I just played around a bit and realised the same holds for anonymous functions too, and you can dispatch on them, with the caveat that f1 = (x -> identity(x)) and f2 = (x -> identity(x)), are different function types. Does this mean that anonymous functions are all created and stored in global scope, such that you couldn’t write a loop that creates anonymous functions indefinitely, since they would never be garbage collected?
Sorry, I just realised that is a lot of questions. I should probably re-read the manual at some point. I think the last version I read was v0.3…
The manual is definitely your friend here, but this has changed a lot in the last couple of years
Before Julia v0.5, Function was the concrete type of every function (as you remember correctly), and anonymous functions were inherently slower than ordinary functions. As of Julia v0.5, Function is now an abstract type, and each named and anonymous function is a separate concrete type which is <: Function. You can certainly still write f1(f::Function, x) and any named or anonymous function will work for f, but now you can also dispatch on the type of a particular function (if you want). This change is also what made anonymous functions just as fast as regular functions, which in turn enabled fast broadcast fusion and lots of other fun features. Here’s the most relevant PR: WIP: redesign closures, then generic functions by JeffBezanson · Pull Request #13412 · JuliaLang/julia · GitHub
As of v0.5 and above, an anonymous function creates a new, callable type. Closures are just callable types with fields containing their closed-over values. You can actually see this:
# We have to put this in a function in order to create a real
# closure instead of just a function that references some global
# variable named `i`
julia> function closure_demo()
i = 1
f = x -> x + i
end
closure_demo (generic function with 1 method)
julia> f = closure_demo()
(::#11) (generic function with 1 method)
julia> f.i
1
julia> f(2)
3
As far as I know, the compiled code from a function is indeed never garbage collected. However, that code is only generated once per anonymous function definition. So, for example, we can do:
julia> fs = [x -> x + i for i in 1:10]
f10-element Array{##18#20{Int64},1}:
#18
#18
#18
#18
#18
#18
#18
#18
#18
#18
julia> fs[1].i
1
julia> fs[2].i
2
Each element of fs is just a lightweight instance of the same type (#18) with a different captured value of i. They all share the same compiled code.

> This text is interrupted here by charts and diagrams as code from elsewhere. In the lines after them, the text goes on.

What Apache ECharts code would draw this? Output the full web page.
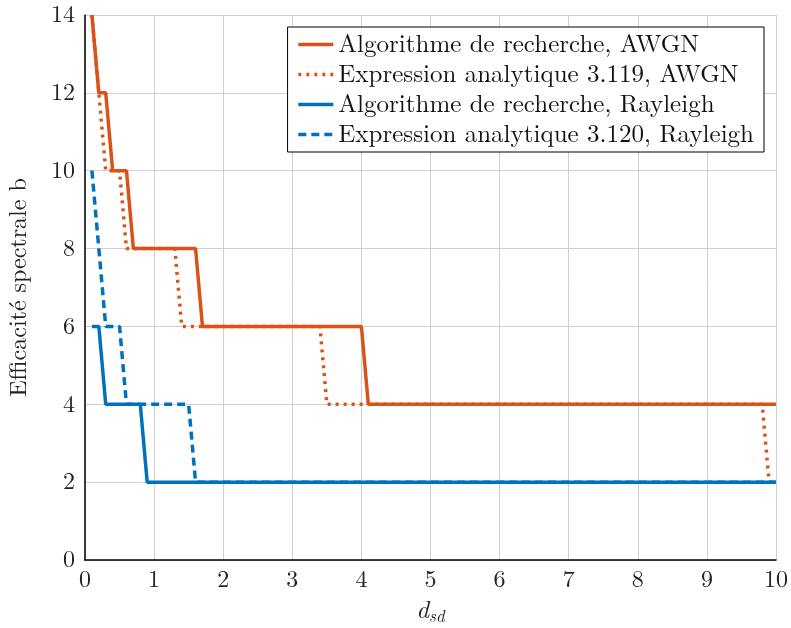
<!DOCTYPE html>
<html><head><meta charset="utf-8">
<script src="https://cdn.jsdelivr.net/npm/echarts@6/dist/echarts.min.js"></script>
<style>html,body{margin:0;padding:0;background:#fff}#c{width:791px;height:628px}</style>
</head><body><div id="c"></div>
<script>
const seriesNames = ['Algorithme de recherche, AWGN','Expression analytique 3.119, AWGN','Algorithme de recherche, Rayleigh','Expression analytique 3.120, Rayleigh'];
const awgnSearch = [[0.1,14],[0.2,12],[0.3,12],[0.4,10],[0.6,10],[0.7,8],[1.6,8],[1.7,6],[4.0,6],[4.1,4],[10,4]];
const awgnAnalytic = [[0.1,14],[0.2,12],[0.3,10],[0.5,10],[0.6,8],[1.3,8],[1.4,6],[3.4,6],[3.5,4],[9.8,4],[9.9,2],[10,2]];
const rayleighSearch = [[0.1,6],[0.2,6],[0.3,4],[0.8,4],[0.9,2],[10,2]];
const rayleighAnalytic = [[0.1,10],[0.3,6],[0.5,6],[0.6,4],[1.5,4],[1.6,2],[10,2]];
const xTicks = [0,1,2,3,4,5,6,7,8,9,10];
const yTicks = [0,2,4,6,8,10,12,14];

const FONT = '"Latin Modern Roman","CMU Serif","DejaVu Serif",serif';
const orange = '#D95319', blue = '#0072BD';
const chart = echarts.init(document.getElementById('c'));
chart.setOption({
  animation:false,
  backgroundColor:'#fff',
  grid:{left:85,right:15,top:15,bottom:68,containLabel:false,outerBoundsMode:'none'},
  legend:{
    top:27,right:27,orient:'vertical',
    backgroundColor:'#fff',borderColor:'#000',borderWidth:1,padding:[4,10,4,9],
    itemWidth:35,itemHeight:14,itemGap:3,
    itemStyle:{color:'rgba(0,0,0,0)',borderWidth:0,opacity:0},
    lineStyle:{width:3.5},
    textStyle:{fontFamily:FONT,fontSize:25,color:'#111',lineHeight:27},
    data:seriesNames
  },
  xAxis:{type:'value',min:0,max:10,interval:1,
    name:'{i|d}{s|sd}',nameLocation:'middle',nameGap:36,
    nameTextStyle:{rich:{i:{fontFamily:FONT,fontStyle:'italic',fontSize:25,color:'#222'},s:{fontFamily:FONT,fontStyle:'italic',fontSize:17,color:'#222',padding:[12,0,0,0]}}},
    axisLine:{show:true,onZero:false,lineStyle:{color:'#000',width:1.5}},
    axisTick:{show:false},
    axisLabel:{fontFamily:FONT,fontSize:24,color:'#222',margin:8,formatter:v=>xTicks.includes(v)?String(v):''},
    splitLine:{show:true,lineStyle:{color:'#cfcfcf',width:1}}
  },
  yAxis:{type:'value',min:0,max:14,interval:2,
    name:'Efficacité spectrale b',nameLocation:'middle',nameGap:54,
    nameTextStyle:{fontFamily:FONT,fontSize:24,color:'#222'},
    axisLine:{show:true,onZero:false,lineStyle:{color:'#000',width:1.5}},
    axisTick:{show:false},
    axisLabel:{fontFamily:FONT,fontSize:24,color:'#222',margin:10,formatter:v=>yTicks.includes(v)?String(v):''},
    splitLine:{show:true,lineStyle:{color:'#cfcfcf',width:1}}
  },
  series:[
    {name:seriesNames[0],type:'line',data:awgnSearch,showSymbol:false,symbol:'none',lineStyle:{color:orange,width:3.5},itemStyle:{color:orange},z:4},
    {name:seriesNames[1],type:'line',data:awgnAnalytic,showSymbol:false,symbol:'none',lineStyle:{color:orange,width:3.5,type:[3,5]},itemStyle:{color:orange},z:3},
    {name:seriesNames[2],type:'line',data:rayleighSearch,showSymbol:false,symbol:'none',lineStyle:{color:blue,width:3.5},itemStyle:{color:blue},z:4},
    {name:seriesNames[3],type:'line',data:rayleighAnalytic,showSymbol:false,symbol:'none',lineStyle:{color:blue,width:3.5,type:[8,5]},itemStyle:{color:blue},z:3}
  ]
});
</script></body></html>
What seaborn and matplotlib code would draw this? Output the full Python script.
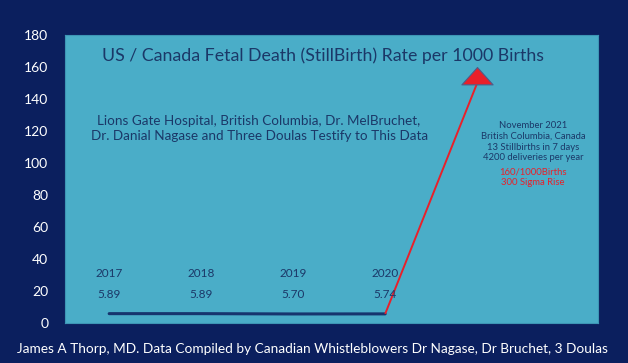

On the other hand, if you were to create lots of new functions in a loop (you’d have to do something like call eval() in your loop to do this), then you would indeed run into trouble because the compiled code for those functions would not be garbage collected.
I knew that anonymous functions had been made fast, but I had no understanding of how they did it. That is a fantastic write-up of it, thank you very much. If you’re on StackOverflow, I’d be happy to post this as a question, and you can cut-and-paste your answer from here, since I think it is a great resource.